A court terme, le Conseil devrait accepter ces exigences du Parlement européen, qui sont un minima :

  • L’augmentation de la flexibilité du cadre financier est essentielle pour transférer des sommes non dépensées d’une année et d’un poste à l’autre, et non les réattribuer aux Etats ;
  • une profonde révision à mi-parcours du cadre financier pluriannuel s’impose également ; la réforme devrait d’ailleurs être plus radicale et faire coïncider la durée du cadre financier, qui peut tout à fait se limiter à 5 ans, avec le mandat du Parlement européen et de la Commission, pour permettre son adoption après les élections.
  • la mise en place de nouvelles ressources propres est un autre impératif : cet enjeu est le nœud gordien de la crise budgétaire européenne. Le Parlement européen a accepté le budget 2011 en échange de l’engagement du Conseil de réformer le financement de l’Union. La menace d’un véto collectif sur le cadre financier est son seul levier, puisque qu’il n’a qu’un rôle de consultation pour les décisions sur les ressources propres. La taxe sur les transactions financières (TTF) et les euro-obligations seraient indispensables, mais les seconds recueillent encore moins de soutien que la première. D’autres options proposées depuis des années doivent aussi être considérées : l’allocation à terme d’une part d’un impôt sur les sociétés harmonisé, le développement d’une fiscalité environnementale européenne, l’affectation d’une taxe sur le transport aérien ou sur les revenus générés par la bourse d’échange des quotas d’émission de CO2.
  • enfin, l’augmentation de la rubrique dédiée à la compétitivité est indispensable pour soutenir la relance européenne et mettre en œuvre la stratégie Europe 2020. L’amputation de 10 milliards de l’enveloppe du mécanisme pour les infrastructures est particulièrement insensée au regard des besoins d’investissements dans les infrastructures européennes, tout aussi stratégiques que colossaux. Le réseau transeuropéen de transport (RTE-T), les infrastructures énergétiques, la stratégie numérique européenne 2020 sont autant de projets clés pour la croissance européenne qui requièrent dans leur ensemble 1500 milliards d’euros minimum pour la prochaine décennie. 29 milliards leur sont aujourd’hui alloués…

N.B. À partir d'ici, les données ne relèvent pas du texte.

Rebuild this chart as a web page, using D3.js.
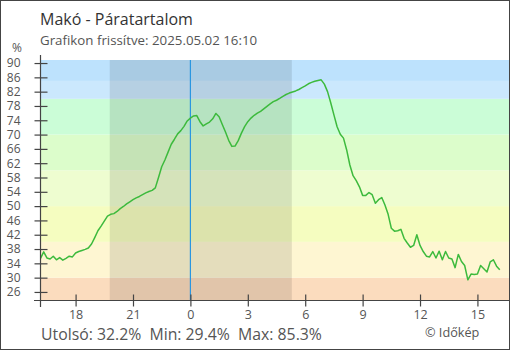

La simplification du financement du budget européen est également indispensable à terme, en premier lieu pour garantir sa lisibilité et sa compréhension par les citoyens européens.

À plus long terme, il serait positif pour l’intérêt général de l’Union de dépasser l’exigence d’unanimité au Conseil. Si le passage à une majorité qualifiée requiert une modification des traités et prendra du temps, la détermination d’un budget spécifique pour la zone euro, déjà débattue, aurait le double avantage d’obéir à d’autres règles de gouvernance et de pouvoir potentiellement répondre à un niveau d’ambition plus élevé. La division institutionnelle entre les différents Etats et au sein du Parlement serait problématique, mais pourrait être une incitation à intégrer la zone euro et pourrait être atténuée par une perméabilité du processus décisionnel pour les Etats candidats et volontaires.

Décisions de long terme encore, la suppression du plafond qui limite le budget européen à 1,23 % du RNB européen et la création d’un impôt européen direct, une fois que la démocratie européenne se sera modernisée et le Parlement européen, doté d’un pouvoir fiscal, devraient rester des horizons politiques à réaffirmer.